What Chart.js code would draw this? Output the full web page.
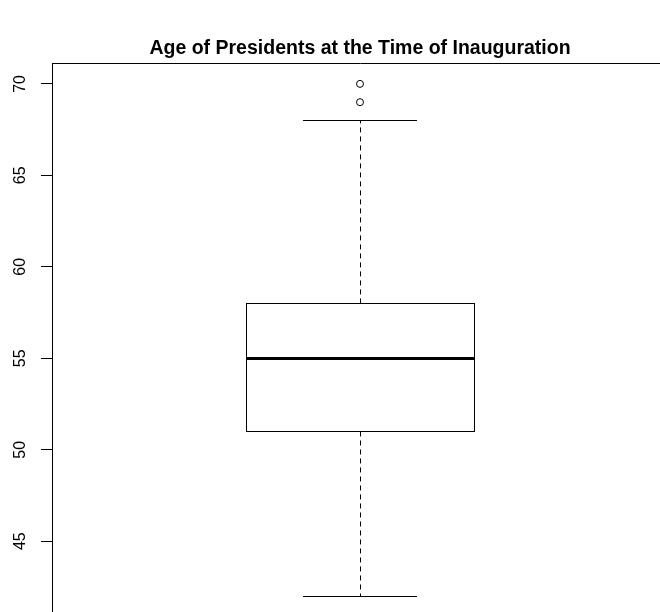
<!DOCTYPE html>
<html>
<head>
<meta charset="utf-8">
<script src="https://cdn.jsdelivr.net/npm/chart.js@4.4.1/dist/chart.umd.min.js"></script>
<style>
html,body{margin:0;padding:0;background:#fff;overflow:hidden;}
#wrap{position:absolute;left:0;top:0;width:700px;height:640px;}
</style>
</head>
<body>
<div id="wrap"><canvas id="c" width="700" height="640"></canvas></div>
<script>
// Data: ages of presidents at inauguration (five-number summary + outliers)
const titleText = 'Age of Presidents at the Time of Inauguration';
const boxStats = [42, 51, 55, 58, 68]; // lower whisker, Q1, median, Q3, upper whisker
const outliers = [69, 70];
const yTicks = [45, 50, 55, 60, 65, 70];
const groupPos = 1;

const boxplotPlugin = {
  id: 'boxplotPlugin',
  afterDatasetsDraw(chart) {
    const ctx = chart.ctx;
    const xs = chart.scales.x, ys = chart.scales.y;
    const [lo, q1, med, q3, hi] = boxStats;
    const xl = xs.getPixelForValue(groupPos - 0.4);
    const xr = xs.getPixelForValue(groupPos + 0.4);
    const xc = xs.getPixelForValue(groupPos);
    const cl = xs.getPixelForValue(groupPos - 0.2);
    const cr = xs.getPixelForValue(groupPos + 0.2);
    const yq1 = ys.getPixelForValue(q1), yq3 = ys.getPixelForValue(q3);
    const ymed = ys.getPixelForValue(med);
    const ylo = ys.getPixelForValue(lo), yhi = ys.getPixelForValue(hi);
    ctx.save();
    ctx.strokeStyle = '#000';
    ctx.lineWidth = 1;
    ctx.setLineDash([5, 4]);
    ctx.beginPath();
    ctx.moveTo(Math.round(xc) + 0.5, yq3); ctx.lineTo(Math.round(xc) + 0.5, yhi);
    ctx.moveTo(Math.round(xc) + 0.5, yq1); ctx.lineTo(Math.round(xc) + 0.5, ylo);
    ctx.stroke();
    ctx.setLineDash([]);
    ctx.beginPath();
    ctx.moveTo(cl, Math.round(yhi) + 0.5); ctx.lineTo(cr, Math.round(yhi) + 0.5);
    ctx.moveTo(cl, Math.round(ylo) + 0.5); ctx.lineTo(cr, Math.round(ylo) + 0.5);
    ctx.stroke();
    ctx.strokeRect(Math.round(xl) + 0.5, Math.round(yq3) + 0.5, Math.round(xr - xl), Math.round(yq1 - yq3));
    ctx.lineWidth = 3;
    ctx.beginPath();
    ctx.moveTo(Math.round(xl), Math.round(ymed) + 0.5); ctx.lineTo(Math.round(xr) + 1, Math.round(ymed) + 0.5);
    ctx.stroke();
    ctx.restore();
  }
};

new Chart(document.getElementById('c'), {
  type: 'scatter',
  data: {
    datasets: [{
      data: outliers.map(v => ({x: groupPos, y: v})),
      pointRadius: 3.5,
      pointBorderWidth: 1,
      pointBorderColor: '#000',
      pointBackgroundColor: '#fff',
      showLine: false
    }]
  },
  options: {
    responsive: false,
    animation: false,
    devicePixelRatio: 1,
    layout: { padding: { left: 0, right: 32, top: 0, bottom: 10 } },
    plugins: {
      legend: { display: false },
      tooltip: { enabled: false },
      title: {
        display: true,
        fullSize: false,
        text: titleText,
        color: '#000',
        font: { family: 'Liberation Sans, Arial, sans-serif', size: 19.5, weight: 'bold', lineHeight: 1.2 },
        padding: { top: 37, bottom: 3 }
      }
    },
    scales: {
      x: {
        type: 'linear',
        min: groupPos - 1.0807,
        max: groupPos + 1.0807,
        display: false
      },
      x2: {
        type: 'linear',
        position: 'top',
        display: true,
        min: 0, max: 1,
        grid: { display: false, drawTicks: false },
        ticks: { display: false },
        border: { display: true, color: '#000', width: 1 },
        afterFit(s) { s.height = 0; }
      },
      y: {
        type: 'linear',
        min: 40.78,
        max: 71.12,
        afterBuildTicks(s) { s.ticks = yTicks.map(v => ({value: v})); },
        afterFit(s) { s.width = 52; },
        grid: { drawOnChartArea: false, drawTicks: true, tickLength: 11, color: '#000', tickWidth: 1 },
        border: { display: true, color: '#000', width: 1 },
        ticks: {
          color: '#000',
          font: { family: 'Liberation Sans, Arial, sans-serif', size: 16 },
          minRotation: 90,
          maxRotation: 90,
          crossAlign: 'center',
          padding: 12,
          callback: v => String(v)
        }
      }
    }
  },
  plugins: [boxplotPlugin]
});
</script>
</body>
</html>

————————

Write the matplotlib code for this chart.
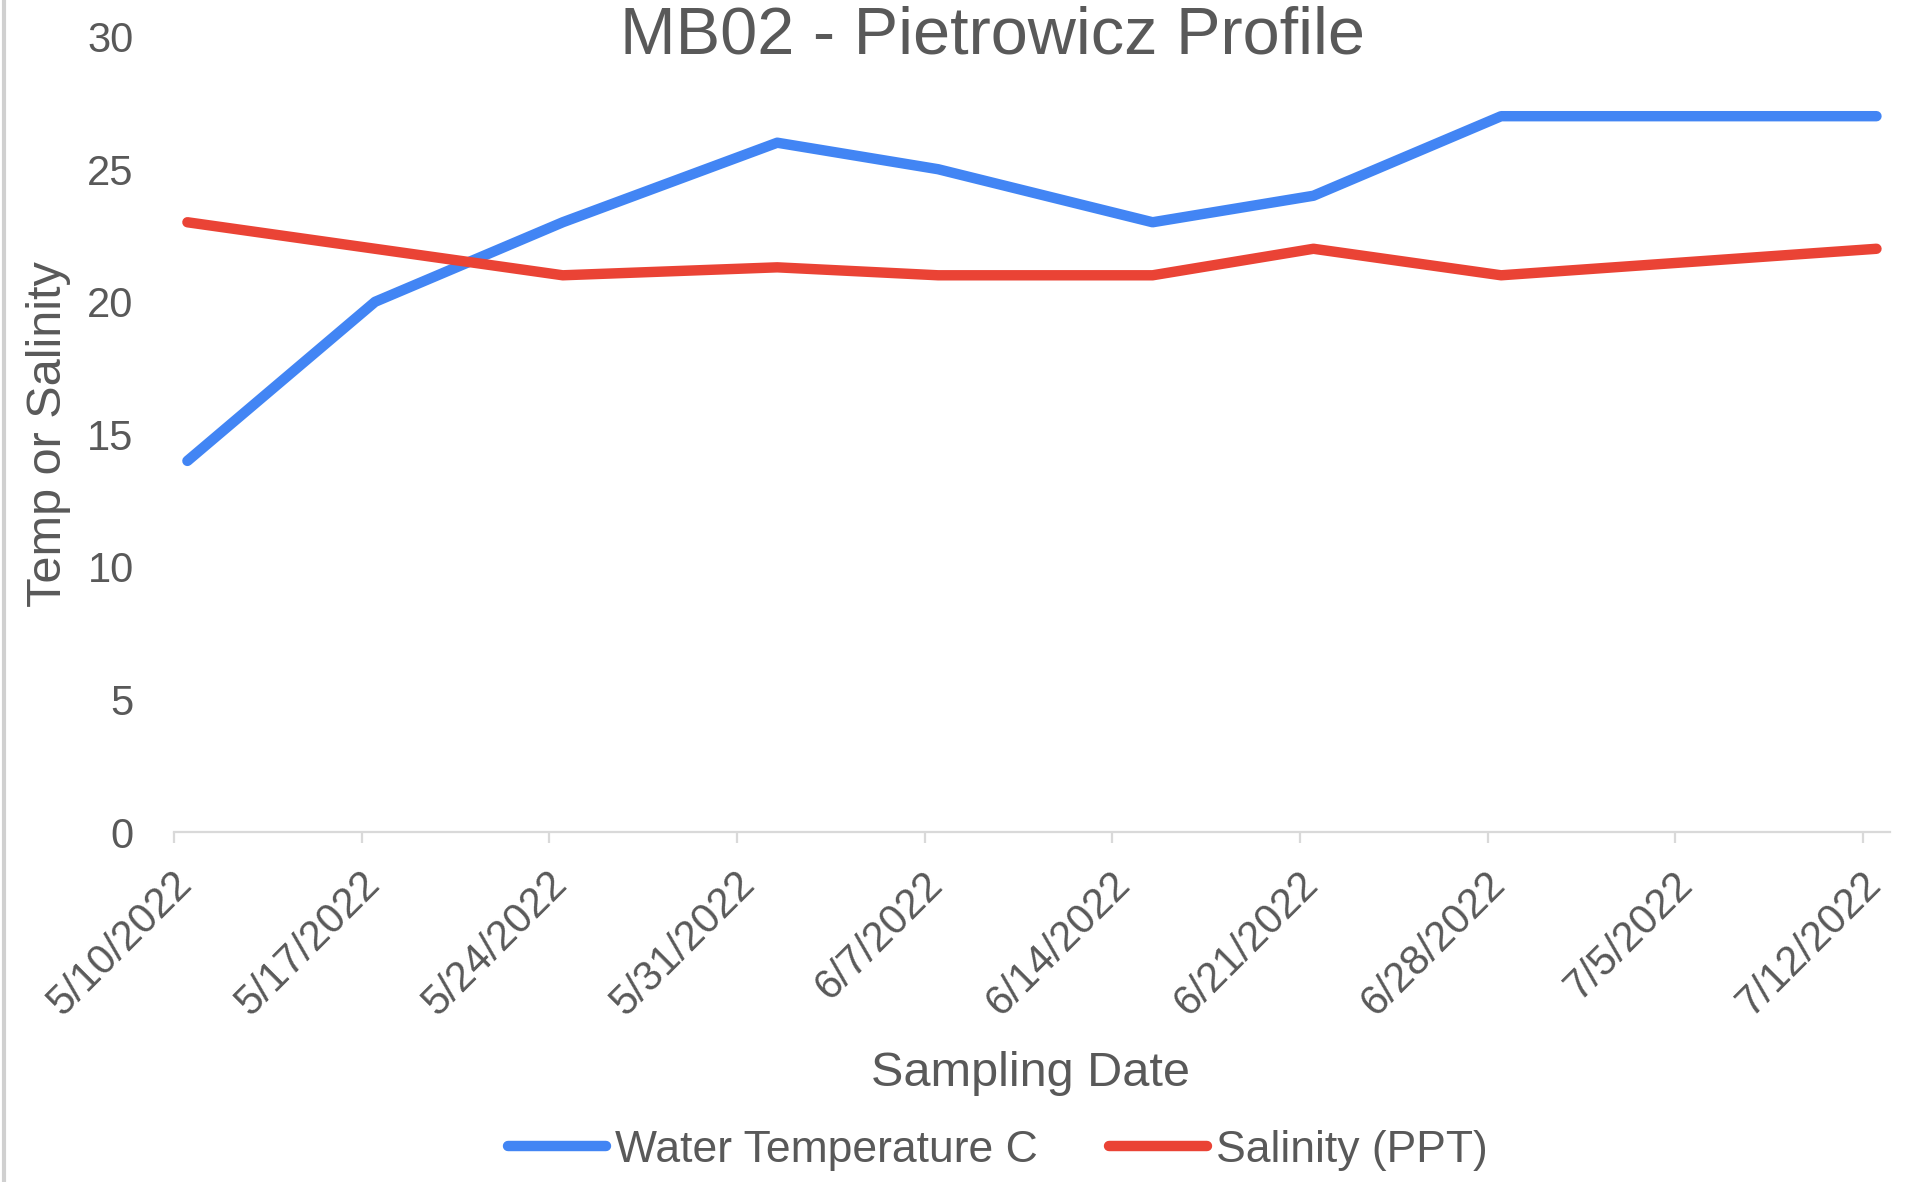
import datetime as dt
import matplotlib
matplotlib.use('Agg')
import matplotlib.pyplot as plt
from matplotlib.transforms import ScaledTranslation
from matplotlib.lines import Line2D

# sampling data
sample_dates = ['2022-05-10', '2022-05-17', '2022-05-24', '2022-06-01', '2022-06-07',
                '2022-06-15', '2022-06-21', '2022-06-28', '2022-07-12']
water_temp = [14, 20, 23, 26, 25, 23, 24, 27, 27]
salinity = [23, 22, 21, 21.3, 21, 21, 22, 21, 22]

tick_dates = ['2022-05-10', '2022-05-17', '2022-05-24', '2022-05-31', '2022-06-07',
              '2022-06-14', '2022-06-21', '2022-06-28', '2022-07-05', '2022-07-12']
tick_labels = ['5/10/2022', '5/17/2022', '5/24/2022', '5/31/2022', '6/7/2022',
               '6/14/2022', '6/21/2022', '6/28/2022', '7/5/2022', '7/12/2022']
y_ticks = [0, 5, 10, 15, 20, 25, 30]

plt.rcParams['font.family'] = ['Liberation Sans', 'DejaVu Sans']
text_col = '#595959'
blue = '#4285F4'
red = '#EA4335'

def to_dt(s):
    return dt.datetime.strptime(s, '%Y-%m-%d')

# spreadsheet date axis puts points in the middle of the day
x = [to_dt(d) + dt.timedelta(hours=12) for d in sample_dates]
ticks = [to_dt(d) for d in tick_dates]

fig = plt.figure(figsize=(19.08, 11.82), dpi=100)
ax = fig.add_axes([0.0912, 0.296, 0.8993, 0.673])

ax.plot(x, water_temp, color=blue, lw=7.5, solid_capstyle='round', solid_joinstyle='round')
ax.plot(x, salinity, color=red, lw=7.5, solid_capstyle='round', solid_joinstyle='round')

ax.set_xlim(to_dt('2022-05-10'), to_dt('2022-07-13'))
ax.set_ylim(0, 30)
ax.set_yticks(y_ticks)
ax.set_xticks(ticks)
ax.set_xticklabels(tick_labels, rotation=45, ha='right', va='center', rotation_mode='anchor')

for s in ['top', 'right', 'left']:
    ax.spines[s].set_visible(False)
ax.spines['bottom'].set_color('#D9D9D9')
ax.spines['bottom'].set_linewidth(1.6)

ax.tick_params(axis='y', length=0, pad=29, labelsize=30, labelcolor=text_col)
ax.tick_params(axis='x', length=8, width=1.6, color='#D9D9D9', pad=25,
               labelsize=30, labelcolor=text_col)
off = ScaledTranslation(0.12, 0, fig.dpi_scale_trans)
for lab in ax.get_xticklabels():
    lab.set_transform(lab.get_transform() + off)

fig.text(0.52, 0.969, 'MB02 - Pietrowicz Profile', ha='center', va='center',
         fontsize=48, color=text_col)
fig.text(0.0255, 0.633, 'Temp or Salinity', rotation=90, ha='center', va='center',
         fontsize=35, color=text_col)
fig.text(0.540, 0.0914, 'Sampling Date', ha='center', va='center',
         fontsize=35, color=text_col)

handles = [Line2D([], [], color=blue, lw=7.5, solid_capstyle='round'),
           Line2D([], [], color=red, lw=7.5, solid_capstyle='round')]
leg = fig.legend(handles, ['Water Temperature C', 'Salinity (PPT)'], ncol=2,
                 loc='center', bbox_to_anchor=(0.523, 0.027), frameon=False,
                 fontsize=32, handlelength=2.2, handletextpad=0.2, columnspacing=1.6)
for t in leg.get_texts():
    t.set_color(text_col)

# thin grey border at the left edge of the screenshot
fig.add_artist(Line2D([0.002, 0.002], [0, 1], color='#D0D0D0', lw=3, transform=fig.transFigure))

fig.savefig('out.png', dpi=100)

————————

→ Instruction: Omit all pictures and repeat exactly the lines from the one containing "Write the matplotlib code for this chart." through the one containing "salinity = [23, 22, 21, 21.3, 21, 21, 22, 21, 22]", ends included, with nothing added.

→ Answer to this exercise:
Write the matplotlib code for this chart.
import datetime as dt
import matplotlib
matplotlib.use('Agg')
import matplotlib.pyplot as plt
from matplotlib.transforms import ScaledTranslation
from matplotlib.lines import Line2D

# sampling data
sample_dates = ['2022-05-10', '2022-05-17', '2022-05-24', '2022-06-01', '2022-06-07',
                '2022-06-15', '2022-06-21', '2022-06-28', '2022-07-12']
water_temp = [14, 20, 23, 26, 25, 23, 24, 27, 27]
salinity = [23, 22, 21, 21.3, 21, 21, 22, 21, 22]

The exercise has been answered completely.